I’ve had a great career. I have a great name, right? I can do whatever I want to do. In my community, I have very good access to everyone. I ride for the brand. I’m just proud of him. I’m happy for him. I love him. I’m truly happy, and it’s the same for our children. Whatever they do is solid and creative. It comes together.
So I don’t even think about being overshadowed, I don’t see the world that way, but I understand that women might feel that. Each of us loves differently. To me, love looks like supporting me, helping me having compassion for me. And that’s what I tried to give back. What love looks like to me is wanting your partner to live their best life. Just like we want to live our best lives.

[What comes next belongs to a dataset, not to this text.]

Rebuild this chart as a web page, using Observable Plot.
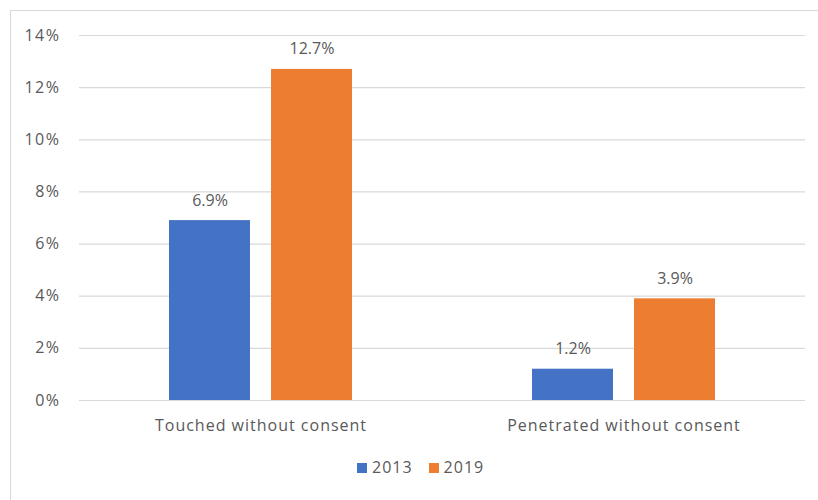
<!DOCTYPE html>
<html>
<head>
<meta charset="utf-8">
<script src="https://cdn.jsdelivr.net/npm/d3@7"></script>
<script src="https://cdn.jsdelivr.net/npm/@observablehq/plot@0.6"></script>
<style>
  body { margin: 0; background: #fff; font-family: "Open Sans", "Liberation Sans", sans-serif; }
  #wrap { position: relative; width: 818px; height: 500px; overflow: hidden; }
  #border { position: absolute; left: 10px; top: 10px; width: 820px; height: 500px;
            border-left: 1px solid #d9d9d9; border-top: 1px solid #d9d9d9; box-sizing: border-box; }
  #chart { position: absolute; left: 0; top: 0; }
  #chart svg g[aria-label="y-axis tick label"] text { letter-spacing: 1.5px; }
  #chart svg g[aria-label="fx-axis tick label"] text { letter-spacing: 1px; }
  #legend { position: absolute; top: 456px; left: 357px; white-space: nowrap; font-size: 16px; letter-spacing: 1px; color: #595959; }
  #legend span.item { display: inline-block; margin-right: 16px; }
  #legend span.sw { display: inline-block; width: 10px; height: 10px; margin-right: 5px; vertical-align: 0px; }
</style>
</head>
<body>
<div id="wrap">
  <div id="border"></div>
  <div id="chart"></div>
  <div id="legend"></div>
</div>
<script>
const categories = ["Touched without consent", "Penetrated without consent"];
const years = ["2013", "2019"];
const values2013 = [0.069, 0.012];
const values2019 = [0.127, 0.039];
const colors = ["#4472C4", "#ED7D31"];
const yTicks = [0, 0.02, 0.04, 0.06, 0.08, 0.10, 0.12, 0.14];

const data = [];
categories.forEach((c, i) => {
  data.push({category: c, year: years[0], value: values2013[i]});
  data.push({category: c, year: years[1], value: values2019[i]});
});

const chart = Plot.plot({
  width: 818,
  height: 445,
  marginLeft: 78,
  marginRight: 13,
  marginTop: 35,
  marginBottom: 45,
  style: {fontFamily: "'Open Sans', 'Liberation Sans', sans-serif", fontSize: "16px", color: "#595959", background: "transparent"},
  fx: {domain: categories, padding: 0, label: null, axis: "bottom", tickSize: 0, tickPadding: 19},
  x: {domain: years, paddingInner: 0.206, paddingOuter: 0.87, axis: null},
  y: {domain: [0, 0.14], ticks: yTicks, tickFormat: d3.format(".0%"), label: null, tickSize: 0, tickPadding: 19},
  color: {domain: years, range: colors},
  marks: [
    Plot.gridY(yTicks, {stroke: "#d9d9d9", strokeOpacity: 1, strokeWidth: 1.2}),
    Plot.barY(data, {fx: "category", x: "year", y: "value", fill: "year"}),
    Plot.text(data, {fx: "category", x: "year", y: "value", text: d => (d.value * 100).toFixed(1) + "%",
      lineAnchor: "bottom", dy: -15, fill: "#595959", fontSize: 16, style: "letter-spacing:0.5px"})
  ]
});
document.getElementById("chart").appendChild(chart);

const legend = document.getElementById("legend");
years.forEach((y, i) => {
  const item = document.createElement("span");
  item.className = "item";
  const sw = document.createElement("span");
  sw.className = "sw";
  sw.style.background = colors[i];
  item.appendChild(sw);
  item.appendChild(document.createTextNode(y));
  legend.appendChild(item);
});
</script>
</body>
</html>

TB: I love it. So good. And I also love the fact that you brought two cultures together. And you can only really do that when you have proximity to the other’s culture. And so kudos to you, two, for not just being able to support one another but still accomplishing things on your own and being supported.
So what’s next for you?
JH: Well, the most important thing to me is that Seattle itself thrives. I’m joined in a consortium of folks who are very focused on the Seattle brand across a number of elements. Stay tuned; you’ll hear good things from our city. And I am also glad to be here in Louisville. It’s a completely different community, but similar in that there’s a focus on compassion and love here. I think it is just incredibly unique. Thank you!
TB: Thank you so much.
This transcript has been edited for clarity and length.